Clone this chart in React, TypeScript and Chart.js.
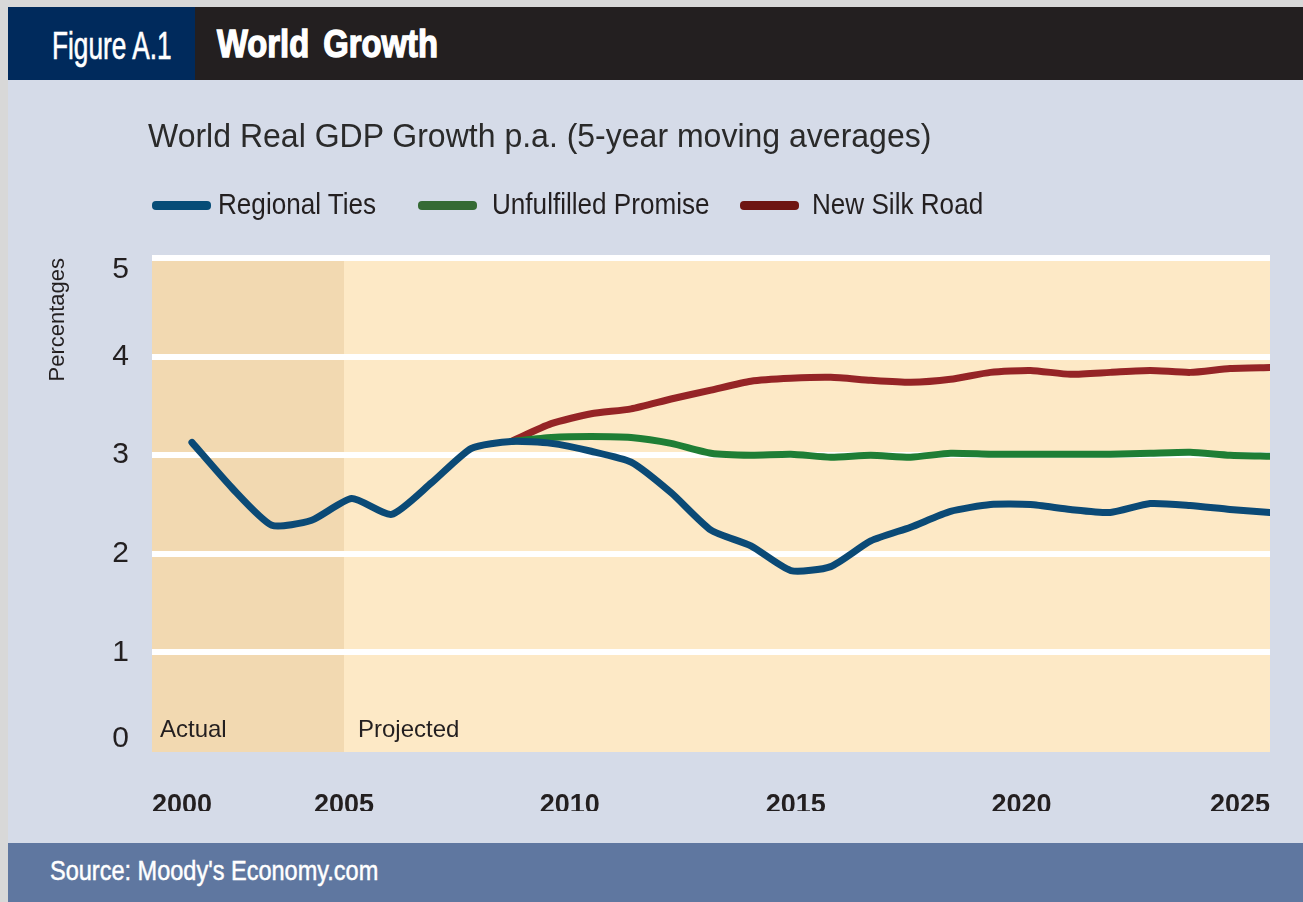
import React, { useEffect, useRef } from "react";
import { Chart, registerables } from "chart.js";

Chart.register(...registerables);

// ---------------- data ----------------
const seriesNames = ["Regional Ties", "Unfulfilled Promise", "New Silk Road"];
const yearLabels = ["2000", "2005", "2010", "2015", "2020", "2025"];
const actualEndYear = 2005;
const yearAxisMin = 2000.75;
const yearAxisMax = 2025.5;

// one value per period (28 periods, equally spaced)
const regionalTies = [
  3.13, 2.67, 2.29, 2.34, 2.56, 2.4, 2.72, 3.07, 3.14, 3.12, 3.04, 2.93, 2.62, 2.24,
  2.08, 1.83, 1.87, 2.13, 2.27, 2.43, 2.5, 2.5, 2.45, 2.42, 2.51, 2.49, 2.45, 2.42,
];
const unfulfilledPromise = [
  null, null, null, null, null, null, null, null, 3.14, 3.18, 3.19, 3.18, 3.12, 3.02,
  3.0, 3.01, 2.98, 3.0, 2.98, 3.02, 3.01, 3.01, 3.01, 3.01, 3.02, 3.03, 3.0, 2.99,
];
const newSilkRoad = [
  null, null, null, null, null, null, null, null, 3.14, 3.32, 3.42, 3.47, 3.57, 3.66,
  3.75, 3.78, 3.79, 3.76, 3.74, 3.77, 3.84, 3.86, 3.82, 3.84, 3.86, 3.84, 3.88, 3.89,
];

// ---------------- styles ----------------
const FONT = "'Liberation Sans', Arial, Helvetica, sans-serif";
const PAGE_BG = "#d8d8d8";
const HEADER_BG = "#231f20";
const NAVY = "#002a5c";
const PANEL_BG = "#d5dbe8";
const FOOTER_BG = "#5f77a0";
const PLOT_BG = "#fde9c6";
const ACTUAL_BG = "#f2d9b1";
const TEXT = "#231f20";
const lineColors = ["#0b4a76", "#1f7e35", "#952426"];
const legendColors = ["#064c77", "#356a34", "#6e1512"];

const toPoints = (arr: (number | null)[]) => arr.map((v, i) => ({ x: i, y: v }));

const periodAreaPlugin = {
  id: "periodArea",
  beforeDraw(chart: any) {
    const { ctx, chartArea: a, scales } = chart;
    const xEnd = scales.x.getPixelForValue(actualEndYear);
    ctx.save();
    ctx.fillStyle = PLOT_BG;
    ctx.fillRect(a.left, a.top - 3, a.right - a.left, a.bottom - a.top + 4);
    ctx.fillStyle = ACTUAL_BG;
    ctx.fillRect(a.left, a.top - 3, xEnd - a.left, a.bottom - a.top + 4);
    ctx.restore();
  },
  beforeDatasetsDraw(chart: any) {
    const { ctx, chartArea: a, scales } = chart;
    const xEnd = scales.x.getPixelForValue(actualEndYear);
    ctx.save();
    ctx.font = `24px ${FONT}`;
    ctx.fillStyle = TEXT;
    ctx.textBaseline = "middle";
    ctx.textAlign = "left";
    ctx.fillText("Actual", a.left + 8, a.bottom - 21);
    ctx.fillText("Projected", xEnd + 14, a.bottom - 21);
    ctx.restore();
  },
};

export default function App() {
  const canvasRef = useRef<HTMLCanvasElement>(null);

  useEffect(() => {
    document.body.style.background = PAGE_BG;
    document.body.style.overflow = "hidden";
    document.documentElement.style.overflow = "hidden";
    const lineDs = (label: string, data: (number | null)[], color: string) => ({
      label,
      data: toPoints(data),
      xAxisID: "xi",
      yAxisID: "y",
      borderColor: color,
      backgroundColor: color,
      borderWidth: 7,
      pointRadius: 0,
      tension: 0.2,
      borderCapStyle: "round" as const,
      borderJoinStyle: "round" as const,
      spanGaps: false,
    });
    const chart = new Chart(canvasRef.current as HTMLCanvasElement, {
      type: "line",
      data: {
        datasets: [
          lineDs(seriesNames[0], regionalTies, lineColors[0]),
          lineDs(seriesNames[1], unfulfilledPromise, lineColors[1]),
          lineDs(seriesNames[2], newSilkRoad, lineColors[2]),
        ],
      },
      options: {
        responsive: false,
        animation: false,
        devicePixelRatio: 1,
        layout: { padding: { top: 178, left: 37, right: 33, bottom: 32 } },
        plugins: {
          legend: { display: false },
          title: { display: false },
          tooltip: { enabled: false },
        },
        scales: {
          xi: {
            type: "linear",
            display: false,
            min: -1,
            max: regionalTies.length - 1,
          },
          x: {
            type: "linear",
            position: "bottom",
            min: yearAxisMin,
            max: yearAxisMax,
            grid: { display: false },
            border: { display: false },
            afterBuildTicks: (axis: any) => {
              axis.ticks = yearLabels.map((l, i) => ({
                value: i === 0 ? axis.min : i === yearLabels.length - 1 ? axis.max : Number(l),
              }));
            },
            afterFit: (axis: any) => {
              axis.height = 60;
            },
            ticks: {
              autoSkip: false,
              maxRotation: 0,
              align: "inner",
              padding: 30,
              color: TEXT,
              font: { family: FONT, size: 27, weight: "bold" },
              callback: (_v: any, i: number) => yearLabels[i],
            },
          },
          y: {
            type: "linear",
            min: 0,
            max: 5,
            afterFit: (axis: any) => {
              axis.width = 107;
            },
            grid: {
              color: (c: any) => (c.tick && c.tick.value === 0 ? "rgba(0,0,0,0)" : "#ffffff"),
              lineWidth: 6,
              drawTicks: false,
            },
            border: { display: false },
            title: {
              display: true,
              text: "Percentages",
              align: "end",
              color: TEXT,
              padding: 0,
              font: { family: FONT, size: 22 },
            },
            ticks: {
              stepSize: 1,
              padding: 23,
              color: TEXT,
              font: { family: FONT, size: 30, lineHeight: 0.8 },
              callback: (v: any) => (v === 5 ? ["", "5"] : v === 0 ? ["0", ""] : String(v)),
            },
          },
        },
      },
      plugins: [periodAreaPlugin],
    } as any);
    return () => chart.destroy();
  }, []);

  const swatchLeft = [144, 410, 732];
  const textLeft = [210, 484, 804];

  return (
    <div
      style={{
        position: "fixed",
        left: 8,
        top: 7,
        width: 1295,
        height: 895,
        fontFamily: FONT,
      }}
    >
      <div style={{ height: 73, background: HEADER_BG, position: "relative" }}>
        <div style={{ position: "absolute", left: 0, top: 0, width: 187, height: 73, background: NAVY }} />
        <span
          style={{
            position: "absolute",
            left: 44,
            top: 20,
            fontSize: 38,
            lineHeight: "38px",
            color: "#fff",
            whiteSpace: "nowrap",
            WebkitTextStroke: "0.6px #fff",
            transform: "scaleX(0.69)",
            transformOrigin: "left top",
          }}
        >
          Figure A.1
        </span>
        <span
          style={{
            position: "absolute",
            left: 209,
            top: 17,
            fontSize: 39,
            lineHeight: "39px",
            fontWeight: "bold",
            color: "#fff",
            whiteSpace: "nowrap",
            wordSpacing: 6,
            WebkitTextStroke: "1.4px #fff",
            transform: "scaleX(0.84)",
            transformOrigin: "left top",
          }}
        >
          World Growth
        </span>
      </div>
      <div style={{ height: 763, background: PANEL_BG, position: "relative" }}>
        <canvas ref={canvasRef} width={1295} height={763} style={{ display: "block" }} />
        <span
          style={{
            position: "absolute",
            left: 140,
            top: 38,
            fontSize: 33,
            lineHeight: "36px",
            color: "#2a2a2a",
            whiteSpace: "nowrap",
            transform: "scaleX(0.97)",
            transformOrigin: "left top",
          }}
        >
          World Real GDP Growth p.a. (5-year moving averages)
        </span>
        {seriesNames.map((name, i) => (
          <React.Fragment key={name}>
            <div
              style={{
                position: "absolute",
                left: swatchLeft[i],
                top: 121,
                width: 59,
                height: 9,
                borderRadius: 4,
                background: legendColors[i],
              }}
            />
            <span
              style={{
                position: "absolute",
                left: textLeft[i],
                top: 109,
                fontSize: 29,
                lineHeight: "30px",
                color: TEXT,
                whiteSpace: "nowrap",
                transform: "scaleX(0.9)",
                transformOrigin: "left top",
              }}
            >
              {name}
            </span>
          </React.Fragment>
        ))}
      </div>
      <div style={{ height: 59, background: FOOTER_BG, position: "relative" }}>
        <span
          style={{
            position: "absolute",
            left: 42,
            top: 14,
            fontSize: 28,
            lineHeight: "28px",
            color: "#fff",
            whiteSpace: "nowrap",
            WebkitTextStroke: "0.5px #fff",
            transform: "scaleX(0.84)",
            transformOrigin: "left top",
          }}
        >
          Source: Moody's Economy.com
        </span>
      </div>
    </div>
  );
}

**PROBLEM DESCRIPTION**:
Write out again, exactly, the lines from the start of the listing up to the line containing "const yearAxisMax = 2025.5;", with both ends and without pictures.

**SOLUTION TO THIS EXERCISE**:
Clone this chart in React, TypeScript and Chart.js.
import React, { useEffect, useRef } from "react";
import { Chart, registerables } from "chart.js";

Chart.register(...registerables);

// ---------------- data ----------------
const seriesNames = ["Regional Ties", "Unfulfilled Promise", "New Silk Road"];
const yearLabels = ["2000", "2005", "2010", "2015", "2020", "2025"];
const actualEndYear = 2005;
const yearAxisMin = 2000.75;
const yearAxisMax = 2025.5;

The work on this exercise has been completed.